-- START Data lines --
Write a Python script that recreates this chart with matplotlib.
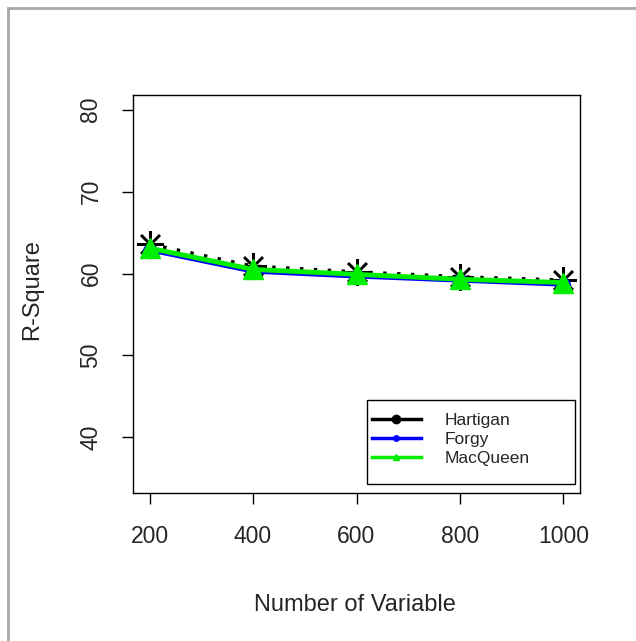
import matplotlib
matplotlib.use("Agg")
import matplotlib.pyplot as plt
from matplotlib.lines import Line2D
from matplotlib.patches import Rectangle

plt.rcParams['font.family'] = ['Liberation Sans', 'DejaVu Sans']

variables = [200, 400, 600, 800, 1000]
hartigan = [63.6, 60.9, 60.2, 59.6, 59.2]
forgy = [62.8, 60.2, 59.6, 59.1, 58.6]
macqueen = [63.1, 60.5, 59.9, 59.3, 58.9]
series_names = ["Hartigan", "Forgy", "MacQueen"]
y_ticks = [40, 50, 60, 70, 80]
x_ticks = [200, 400, 600, 800, 1000]

W, H = 636, 641
AX_L, AX_R, AX_T, AX_B = 133, 580, 95, 493
txt = '#262626'
fig = plt.figure(figsize=(W/100, H/100), dpi=100)
fig.patches.append(Rectangle((8/W, -0.1), 1.2, 1 - 8/H + 0.1, transform=fig.transFigure,
                             fill=False, edgecolor='#a8a8a8', linewidth=2))
ax = fig.add_axes([AX_L/W, 1-AX_B/H, (AX_R-AX_L)/W, (AX_B-AX_T)/H])

ax.plot(variables, forgy, color='blue', linewidth=2.5, marker='o', markersize=10, zorder=2)
ax.plot(variables, macqueen, color='#00ee00', linewidth=3.5, marker='^', markersize=14, zorder=3)
ax.plot(variables, hartigan, color='black', linewidth=2.5, linestyle=(0, (1, 3)), marker=(8, 2, 0),
        markersize=19, markeredgewidth=1.8, zorder=1)

ax.set_xlim(168, 1032)
ax.set_ylim(33.2, 81.8)
ax.set_xticks(x_ticks)
ax.set_yticks(y_ticks)
ax.set_yticklabels([str(t) for t in y_ticks], rotation=90, va='center')
ax.tick_params(axis='x', direction='out', length=8, width=1, labelsize=16.5, pad=15, labelcolor=txt)
ax.tick_params(axis='y', direction='out', length=8, width=1, labelsize=16.5, pad=14, labelcolor=txt)
for s in ax.spines.values():
    s.set_linewidth(1)

fig.text(355/W, 1-605/H, "Number of Variable", fontsize=17, ha='center', va='center', color=txt)
fig.text(32/W, 1-290/H, "R-Square", fontsize=17, ha='center', va='center', rotation=90, color=txt)

def ax_x(px):
    return (px - AX_L) / (AX_R - AX_L)

def ax_y(py):
    return (AX_B - py) / (AX_B - AX_T)

# legend frame
ax.add_patch(Rectangle((ax_x(367), ax_y(484)), ax_x(575) - ax_x(367), ax_y(400) - ax_y(484),
                       transform=ax.transAxes, fill=True, facecolor='white',
                       edgecolor='black', linewidth=1, zorder=5))
handles = [
    Line2D([], [], color='black', linewidth=2.5, marker='o', markersize=6),
    Line2D([], [], color='blue', linewidth=2.5, marker='o', markersize=4),
    Line2D([], [], color='#00ee00', linewidth=2.5, marker='^', markersize=4),
]
leg = ax.legend(handles, series_names, loc='upper left', fontsize=12.5, frameon=False,
                handlelength=2.8, handletextpad=1.4, borderpad=0, labelspacing=0.22,
                borderaxespad=0, bbox_to_anchor=(ax_x(372), ax_y(413)))
leg.set_zorder(6)
for t in leg.get_texts():
    t.set_color(txt)

fig.savefig("out.png", dpi=100)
-- END Data lines --
■ **Exercise goal**
Your task is to restate word for word the lines from the top of the data to the line containing "from matplotlib.patches import Rectangle", both ends included, with every picture left out.

■ **Correct answer**
Write a Python script that recreates this chart with matplotlib.
import matplotlib
matplotlib.use("Agg")
import matplotlib.pyplot as plt
from matplotlib.lines import Line2D
from matplotlib.patches import Rectangle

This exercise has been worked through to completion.